Fund manager Cat Rock has been calling on the delivery company to seek a merger with a rival.

But Just Eat’s chairman Mike Evans said the “strategy set out last year is working”.

Revenue rose 43% to £779.5m, while it reversed a loss in 2017 to report profits of £80m.

The company said it expected its full-year revenue in 2019 to be between £1bn to £1.1bn.

The company said one-fifth of the adult population the UK used its services, while its delivery business in Canada – SkipTheDishes – was growing rapidly after the introduction of a bilingual service.

Peter Duffy, the interim chief executive, said four million new customers joined the business last year.

“We have a clear plan for the year ahead as our highly experienced team works hard to accelerate the execution of our strategy and we remain focused on long-term returns for shareholders,” said Mr Duffy, the chief customer officer, who is currently running the business after the sudden departure of Peter Plumb in January.

US investor Cat Rock, which owns about 2% of the company, has been complaining that its slow pace of planning and decision-making will “result in competitors eroding Just Eat’s leading market position”.

It is coming under pressure from rivals such as Uber Eats, which is cutting the fees it charges restaurants and has reportedly considered a merger with rival Deliveroo.

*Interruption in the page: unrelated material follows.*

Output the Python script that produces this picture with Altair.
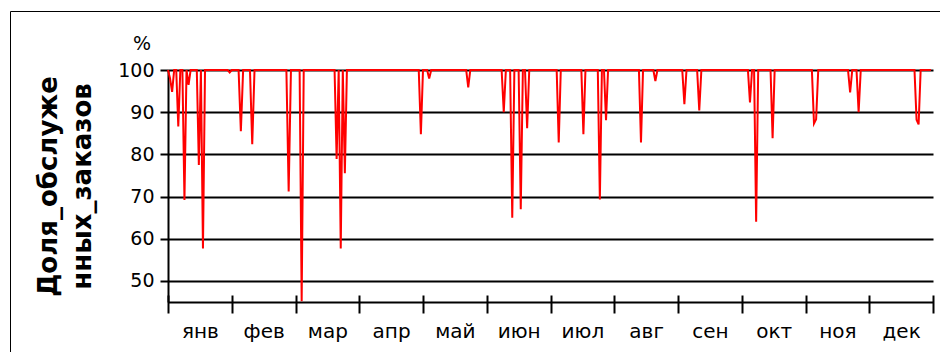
import altair as alt
import pandas as pd

# Month labels and lengths
months = ["янв", "фев", "мар", "апр", "май", "июн",
          "июл", "авг", "сен", "окт", "ноя", "дек"]
days_in_month = [31, 28, 31, 30, 31, 30, 31, 31, 30, 31, 30, 31]

# Days on which the share of served orders fell below 100 %
dip_month = [1, 1, 1, 1, 1, 1, 1, 1,
             2, 2, 2,
             3, 3, 3, 3,
             4,
             5, 5,
             6, 6, 6, 6,
             7, 7, 7, 7,
             8, 8,
             9, 9,
             10, 10, 10,
             11, 11, 11, 11,
             12, 12]
dip_day = [2, 3, 6, 9, 11, 16, 18, 31,
           5, 10, 26,
           4, 21, 23, 25,
           30,
           4, 23,
           9, 13, 17, 20,
           5, 17, 25, 28,
           14, 21,
           4, 11,
           5, 8, 16,
           5, 6, 22, 26,
           24, 25]
dip_value = [98.0, 94.8, 86.6, 69.2, 96.5, 77.5, 57.7, 99.4,
             85.5, 82.4, 71.2,
             45.2, 78.9, 57.7, 75.5,
             84.8,
             98.0, 95.9,
             90.0, 65.0, 67.0, 86.2,
             82.8, 84.8, 69.3, 88.1,
             82.8, 97.4,
             91.9, 90.4,
             92.3, 64.0, 83.8,
             87.3, 88.3, 94.7, 90.0,
             88.2, 87.1]

dips = {(m, d): v for m, d, v in zip(dip_month, dip_day, dip_value)}

# Daily series; every month takes one unit on the x scale
rows = []
for mi, n in enumerate(days_in_month):
    for d in range(1, n + 1):
        rows.append({"t": mi + (d - 1) / n,
                     "share": dips.get((mi + 1, d), 100.0)})
df = pd.DataFrame(rows)

FONT = "DejaVu Sans"
month_width = 765 / 12
label_expr = "[" + ",".join("'%s'" % m for m in months) + "][datum.value] || ''"

x_axis = alt.Axis(
    values=list(range(13)),
    labelExpr=label_expr,
    labelOffset=month_width / 2,
    labelFlush=False,
    labelOverlap=False,
    labelFont=FONT,
    labelFontSize=20,
    labelColor="black",
    labelPadding=8,
    tickSize=18,
    tickWidth=2,
    tickColor="black",
    offset=-7,
    domain=False,
    grid=False,
    title=None,
)

y_axis = alt.Axis(
    values=[45, 50, 60, 70, 80, 90, 100],
    labelExpr="datum.value == 45 ? '' : datum.label",
    tickOpacity={"condition": {"test": "datum.value == 45", "value": 0}, "value": 1},
    grid=True,
    gridColor="black",
    gridWidth=2,
    gridOpacity=1,
    domainColor="black",
    domainWidth=2,
    tickColor="black",
    tickWidth=2,
    tickSize=8,
    labelPadding=6,
    labelFont=FONT,
    labelFontSize=19,
    labelColor="black",
    title=["Доля_обслуже", "нных_заказов"],
    titleFont=FONT,
    titleFontSize=26,
    titleFontWeight="bold",
    titleColor="black",
    titleAngle=270,
    titleAlign="center",
    titleBaseline="alphabetic",
    titleLineHeight=34,
    titleX=-112,
    titleY=116,
)

line = alt.Chart(df).mark_line(color="#ff0000", strokeWidth=2).encode(
    x=alt.X("t:Q", scale=alt.Scale(domain=[0, 12], nice=False, zero=False), axis=x_axis),
    y=alt.Y("share:Q", scale=alt.Scale(domain=[45, 100], nice=False, zero=False), axis=y_axis),
)

unit = alt.Chart(pd.DataFrame({"unit": ["%"]})).mark_text(
    font=FONT, fontSize=19, color="black", align="center", baseline="middle"
).encode(text="unit:N", x=alt.value(-26), y=alt.value(-26))

frame = alt.Chart(pd.DataFrame({"k": [0]})).mark_rect(
    filled=False, stroke="black", strokeWidth=1
).encode(x=alt.value(-157.5), y=alt.value(-58.5), x2=alt.value(780), y2=alt.value(290))

chart = alt.layer(frame, line, unit).properties(
    width=765,
    height=232,
    autosize=alt.AutoSizeParams(type="none"),
    padding={"left": 168, "top": 70, "right": 7, "bottom": 50},
    background="white",
).configure_view(strokeWidth=0)

chart.save("out.html", embed_options={"renderer": "svg", "actions": False})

Julie Palmer, partner at Begbies Traynor, said Just East needed to be wary of the threat of rivals. “Although 2018 has proved a successful year for the firm, 2019 is set to be one of its most challenging to date. With increased competition and greater fiscal red tape, Just Eat will need to get the ingredients just right if it’s to continue to enjoy a sizeable slice of the market share,” she said.

A sharp fall in its share price forced it out of the FTSE 100 index last year.